▶ [Provided material]:
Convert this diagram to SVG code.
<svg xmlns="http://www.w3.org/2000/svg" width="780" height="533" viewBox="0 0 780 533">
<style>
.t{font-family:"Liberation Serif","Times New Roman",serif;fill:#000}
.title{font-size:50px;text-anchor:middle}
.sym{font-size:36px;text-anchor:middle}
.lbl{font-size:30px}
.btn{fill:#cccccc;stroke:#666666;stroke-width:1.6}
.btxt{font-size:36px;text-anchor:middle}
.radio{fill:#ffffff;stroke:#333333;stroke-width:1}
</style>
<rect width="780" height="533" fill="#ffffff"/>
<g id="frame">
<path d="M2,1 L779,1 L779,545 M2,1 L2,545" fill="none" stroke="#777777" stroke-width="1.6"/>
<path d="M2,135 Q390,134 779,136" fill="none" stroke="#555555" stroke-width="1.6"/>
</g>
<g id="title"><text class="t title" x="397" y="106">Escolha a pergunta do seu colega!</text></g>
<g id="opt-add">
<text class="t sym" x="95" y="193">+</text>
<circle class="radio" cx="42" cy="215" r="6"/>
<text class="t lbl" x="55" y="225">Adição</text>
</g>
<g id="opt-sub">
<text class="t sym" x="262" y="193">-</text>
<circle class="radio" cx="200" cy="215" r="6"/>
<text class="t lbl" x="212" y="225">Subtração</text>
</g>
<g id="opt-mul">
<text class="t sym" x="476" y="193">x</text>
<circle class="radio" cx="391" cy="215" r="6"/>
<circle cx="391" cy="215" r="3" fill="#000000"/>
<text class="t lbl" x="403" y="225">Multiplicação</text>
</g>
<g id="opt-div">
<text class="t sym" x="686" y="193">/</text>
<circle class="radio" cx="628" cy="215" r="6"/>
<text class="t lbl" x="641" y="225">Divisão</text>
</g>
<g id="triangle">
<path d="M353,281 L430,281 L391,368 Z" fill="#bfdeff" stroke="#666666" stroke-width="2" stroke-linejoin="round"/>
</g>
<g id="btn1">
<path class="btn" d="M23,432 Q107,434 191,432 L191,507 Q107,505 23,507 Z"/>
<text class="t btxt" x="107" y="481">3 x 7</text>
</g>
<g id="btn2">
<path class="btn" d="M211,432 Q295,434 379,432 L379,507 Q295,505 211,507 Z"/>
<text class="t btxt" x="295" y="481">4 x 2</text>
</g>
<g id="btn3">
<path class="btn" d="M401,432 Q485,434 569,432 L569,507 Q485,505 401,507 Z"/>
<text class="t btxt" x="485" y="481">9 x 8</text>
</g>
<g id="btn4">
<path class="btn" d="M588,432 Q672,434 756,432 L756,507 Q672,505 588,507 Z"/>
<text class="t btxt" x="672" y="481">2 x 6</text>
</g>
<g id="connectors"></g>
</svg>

▶ [Task objective]:
Each line of the material must be restated exactly.

▶ [Output of the task]:
Convert this diagram to SVG code.
<svg xmlns="http://www.w3.org/2000/svg" width="780" height="533" viewBox="0 0 780 533">
<style>
.t{font-family:"Liberation Serif","Times New Roman",serif;fill:#000}
.title{font-size:50px;text-anchor:middle}
.sym{font-size:36px;text-anchor:middle}
.lbl{font-size:30px}
.btn{fill:#cccccc;stroke:#666666;stroke-width:1.6}
.btxt{font-size:36px;text-anchor:middle}
.radio{fill:#ffffff;stroke:#333333;stroke-width:1}
</style>
<rect width="780" height="533" fill="#ffffff"/>
<g id="frame">
<path d="M2,1 L779,1 L779,545 M2,1 L2,545" fill="none" stroke="#777777" stroke-width="1.6"/>
<path d="M2,135 Q390,134 779,136" fill="none" stroke="#555555" stroke-width="1.6"/>
</g>
<g id="title"><text class="t title" x="397" y="106">Escolha a pergunta do seu colega!</text></g>
<g id="opt-add">
<text class="t sym" x="95" y="193">+</text>
<circle class="radio" cx="42" cy="215" r="6"/>
<text class="t lbl" x="55" y="225">Adição</text>
</g>
<g id="opt-sub">
<text class="t sym" x="262" y="193">-</text>
<circle class="radio" cx="200" cy="215" r="6"/>
<text class="t lbl" x="212" y="225">Subtração</text>
</g>
<g id="opt-mul">
<text class="t sym" x="476" y="193">x</text>
<circle class="radio" cx="391" cy="215" r="6"/>
<circle cx="391" cy="215" r="3" fill="#000000"/>
<text class="t lbl" x="403" y="225">Multiplicação</text>
</g>
<g id="opt-div">
<text class="t sym" x="686" y="193">/</text>
<circle class="radio" cx="628" cy="215" r="6"/>
<text class="t lbl" x="641" y="225">Divisão</text>
</g>
<g id="triangle">
<path d="M353,281 L430,281 L391,368 Z" fill="#bfdeff" stroke="#666666" stroke-width="2" stroke-linejoin="round"/>
</g>
<g id="btn1">
<path class="btn" d="M23,432 Q107,434 191,432 L191,507 Q107,505 23,507 Z"/>
<text class="t btxt" x="107" y="481">3 x 7</text>
</g>
<g id="btn2">
<path class="btn" d="M211,432 Q295,434 379,432 L379,507 Q295,505 211,507 Z"/>
<text class="t btxt" x="295" y="481">4 x 2</text>
</g>
<g id="btn3">
<path class="btn" d="M401,432 Q485,434 569,432 L569,507 Q485,505 401,507 Z"/>
<text class="t btxt" x="485" y="481">9 x 8</text>
</g>
<g id="btn4">
<path class="btn" d="M588,432 Q672,434 756,432 L756,507 Q672,505 588,507 Z"/>
<text class="t btxt" x="672" y="481">2 x 6</text>
</g>
<g id="connectors"></g>
</svg>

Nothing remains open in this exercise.